§ The problem: Output the first line of the listing and each line after it, up to and including the line that contains "(https) at (2396,193)", exactly as written, minus the pictures.

:: Recorded information ::

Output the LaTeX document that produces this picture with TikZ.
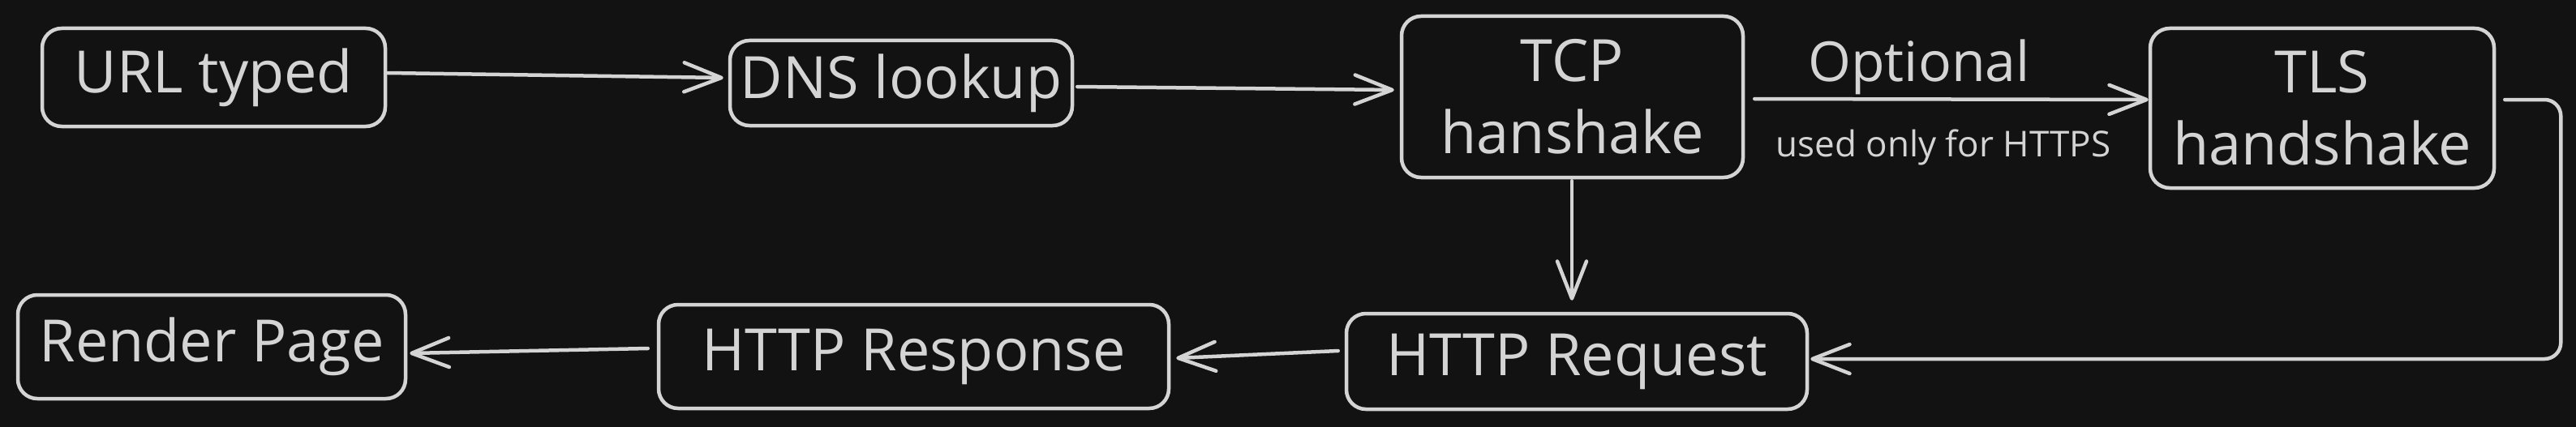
\documentclass[tikz,border=0pt]{standalone}
\usepackage{fontspec}
\setmainfont{Open Sans}
\usetikzlibrary{arrows.meta}
\definecolor{bg}{HTML}{121212}
\definecolor{ink}{HTML}{D4D4D4}
\begin{document}
\begin{tikzpicture}[x=1pt,y=-1pt,
  box/.style={draw=ink, line width=4.5pt, rounded corners=24pt, text=ink,
    font=\fontsize{72}{89}\selectfont, align=center, inner sep=0pt},
  arr/.style={draw=ink, line width=4.5pt, line cap=round, line join=round,
    -{Straight Barb[length=46pt,width=36pt,round]}},
  lbl/.style={text=ink, inner sep=0pt, anchor=base}]
\fill[bg] (0,0) rectangle (3176,527);
\useasboundingbox (0,0) rectangle (3176,527);

\node[box, minimum width=423pt, minimum height=121pt] (url) at (263.5,95.5) {URL typed};
\node[box, minimum width=422pt, minimum height=105pt] (dns) at (1111,102.5) {DNS lookup};
\node[box, minimum width=421pt, minimum height=199pt] (tcp) at (1938.5,119.5) {TCP\\hanshake};
\node[box, minimum width=424pt, minimum height=197pt] (tls) at (2863,133.5) {TLS\\handshake};
\node[box, minimum width=568pt, minimum height=118pt] (req) at (1944,446) {HTTP Request};
\node[box, minimum width=629pt, minimum height=128pt] (resp) at (1126.5,440) {HTTP Response};
\node[box, minimum width=478pt, minimum height=128pt] (render) at (261,428) {Render Page};

\node[lbl, font=\fontsize{68}{80}\selectfont] (opt) at (2366,100) {Optional};
\node[lbl, font=\fontsize{44}{52}\selectfont] (https) at (2396,193) {used only for HTTPS};

\draw[arr] ([xshift=1pt,yshift=5.5pt]url.east) -- ([xshift=-6pt,yshift=6.5pt]dns.west);
\draw[arr] ([xshift=4pt,yshift=-4.5pt]dns.east) -- ([xshift=-7pt,yshift=8.5pt]tcp.west);
\draw[arr] ([xshift=12pt,yshift=-2.5pt]tcp.east) -- ([yshift=10.5pt]tls.west);
\draw[arr] ([xshift=-0.5pt,yshift=-2pt]tcp.south) -- ([xshift=-0.5pt,yshift=14pt]tcp.south |- req.north);
\draw[arr, rounded corners=20pt] ([xshift=11pt,yshift=10.5pt]tls.east) -- ++(69,0) |- ([xshift=2pt,yshift=3pt]req.east);
\draw[arr] ([xshift=-8pt,yshift=13pt]req.west) -- ([xshift=7pt,yshift=-2pt]resp.east);
\draw[arr] ([xshift=-11pt,yshift=10pt]resp.west) -- ([xshift=3pt,yshift=-8pt]render.east);
\end{tikzpicture}
\end{document}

:::

§ Finished exercise:
Output the LaTeX document that produces this picture with TikZ.
\documentclass[tikz,border=0pt]{standalone}
\usepackage{fontspec}
\setmainfont{Open Sans}
\usetikzlibrary{arrows.meta}
\definecolor{bg}{HTML}{121212}
\definecolor{ink}{HTML}{D4D4D4}
\begin{document}
\begin{tikzpicture}[x=1pt,y=-1pt,
  box/.style={draw=ink, line width=4.5pt, rounded corners=24pt, text=ink,
    font=\fontsize{72}{89}\selectfont, align=center, inner sep=0pt},
  arr/.style={draw=ink, line width=4.5pt, line cap=round, line join=round,
    -{Straight Barb[length=46pt,width=36pt,round]}},
  lbl/.style={text=ink, inner sep=0pt, anchor=base}]
\fill[bg] (0,0) rectangle (3176,527);
\useasboundingbox (0,0) rectangle (3176,527);

\node[box, minimum width=423pt, minimum height=121pt] (url) at (263.5,95.5) {URL typed};
\node[box, minimum width=422pt, minimum height=105pt] (dns) at (1111,102.5) {DNS lookup};
\node[box, minimum width=421pt, minimum height=199pt] (tcp) at (1938.5,119.5) {TCP\\hanshake};
\node[box, minimum width=424pt, minimum height=197pt] (tls) at (2863,133.5) {TLS\\handshake};
\node[box, minimum width=568pt, minimum height=118pt] (req) at (1944,446) {HTTP Request};
\node[box, minimum width=629pt, minimum height=128pt] (resp) at (1126.5,440) {HTTP Response};
\node[box, minimum width=478pt, minimum height=128pt] (render) at (261,428) {Render Page};

\node[lbl, font=\fontsize{68}{80}\selectfont] (opt) at (2366,100) {Optional};
\node[lbl, font=\fontsize{44}{52}\selectfont] (https) at (2396,193) {used only for HTTPS};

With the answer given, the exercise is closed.